If you refer to databases: Splitting one service into two services can at most give you a 2x scale-up potential (usually a lot less), and the effect diminishes for 3th, 4th service. Mathematically and logically. Splitting services = vertical scaling.

If you want 100x, 1000x scaling you need to invest in true horizontal scaling anyway, and that works pretty much the same way for monoliths as microservices.



> You mean the few extra megabytes of RAM for some extra compiled code on each node?

Few extra?

Have you not considered applications where you need to spin up/down _extremely_ resource intensive instances?

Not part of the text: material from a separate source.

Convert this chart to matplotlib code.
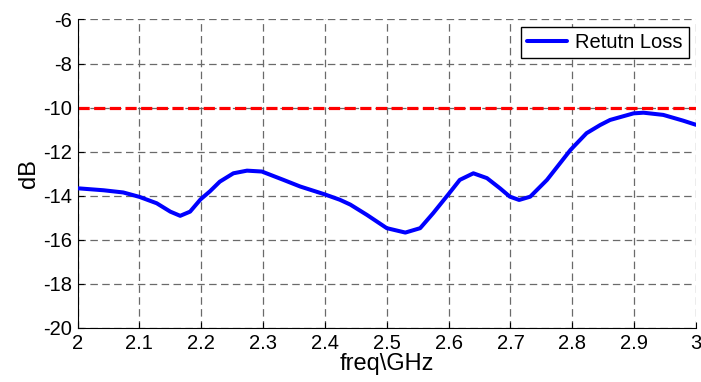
import matplotlib.pyplot as plt

plt.rcParams['font.family'] = ['Liberation Sans', 'DejaVu Sans']
plt.rcParams['axes.unicode_minus'] = False

# frequency (GHz) and return loss (dB)
freq = [2.000, 2.042, 2.074, 2.100, 2.128, 2.150, 2.166, 2.182, 2.199, 2.214,
        2.230, 2.252, 2.274, 2.298, 2.333, 2.360, 2.399, 2.424, 2.441, 2.468,
        2.500, 2.530, 2.554, 2.575, 2.600, 2.618, 2.640, 2.662, 2.683, 2.699,
        2.714, 2.732, 2.759, 2.797, 2.823, 2.845, 2.861, 2.899, 2.915, 2.947,
        2.979, 3.000]
loss = [-13.66, -13.75, -13.85, -14.05, -14.34, -14.72, -14.91, -14.72, -14.16, -13.80,
        -13.36, -12.98, -12.86, -12.90, -13.28, -13.58, -13.93, -14.18, -14.40, -14.87,
        -15.47, -15.67, -15.47, -14.79, -13.92, -13.28, -12.98, -13.20, -13.66, -14.04,
        -14.19, -14.04, -13.28, -11.92, -11.16, -10.79, -10.56, -10.26, -10.23, -10.33,
        -10.59, -10.78]

limit_db = -10
xticks = [2, 2.1, 2.2, 2.3, 2.4, 2.5, 2.6, 2.7, 2.8, 2.9, 3]
xticklabels = ["2", "2.1", "2.2", "2.3", "2.4", "2.5", "2.6", "2.7", "2.8", "2.9", "3"]
yticks = [-20, -18, -16, -14, -12, -10, -8, -6]

fig = plt.figure(figsize=(7.01, 3.82), dpi=100)
ax = fig.add_axes([0.1106, 0.1414, 0.8823, 0.8076])

ax.plot(freq, loss, color="blue", linewidth=2.9, label="Retutn Loss", zorder=3,
        solid_joinstyle="round", solid_capstyle="round")
ax.axhline(limit_db, color="red", linewidth=2.3, linestyle=(0, (3.5, 1.4)), zorder=2)

ax.set_xlim(2, 3)
ax.set_ylim(-20, -6)
ax.set_xticks(xticks)
ax.set_xticklabels(xticklabels)
ax.set_yticks(yticks)

ax.grid(True, color="#6a6a6a", linestyle=(0, (6, 3.5)), linewidth=0.9)
ax.set_axisbelow(True)

ax.spines["top"].set_visible(False)
ax.spines["right"].set_visible(False)
ax.tick_params(direction="in", length=4, labelsize=14.5, pad=4, colors="black")

ax.set_xlabel("freq\\GHz", fontsize=17, labelpad=0)
ax.set_ylabel("dB", fontsize=17, labelpad=2)

leg = ax.legend(loc="upper right", fontsize=14.5, fancybox=False,
                borderaxespad=0.35, handlelength=2.0, borderpad=0.3,
                handletextpad=0.4, framealpha=1)
leg.get_frame().set_edgecolor("black")
leg.get_frame().set_linewidth(1.0)

fig.savefig("out.png", dpi=100)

A year++ ago I worked on a health-related application which used a system for processing X-ray images. During typical work hour (6 am-6 pm) it required a _huge_ amount of CPU and RAM instances. By shifting those specific services out to specialised instanced, we saw a $50K/month saving.

The rest of the application is a lot more lightweight, but of course has to run 24/7, but being able to spin up/down required instances, and just pay for what you use, is a huge benefit for a lot of companies and organisations.


A monolith is not a giant blob that has to run fully on one instance or else nothing works. Although I'm sure plenty of horrible enterprise software works that way, it is not a property of a monolith.

I maintain a SaaS written as a monolith and I can absolutely spin instances that only load one part of the code and do a single thing, for example some instances only handle MQTT messages while others only serve HTTP endpoints. That does not make it microservices, it is all one code base sharing one database.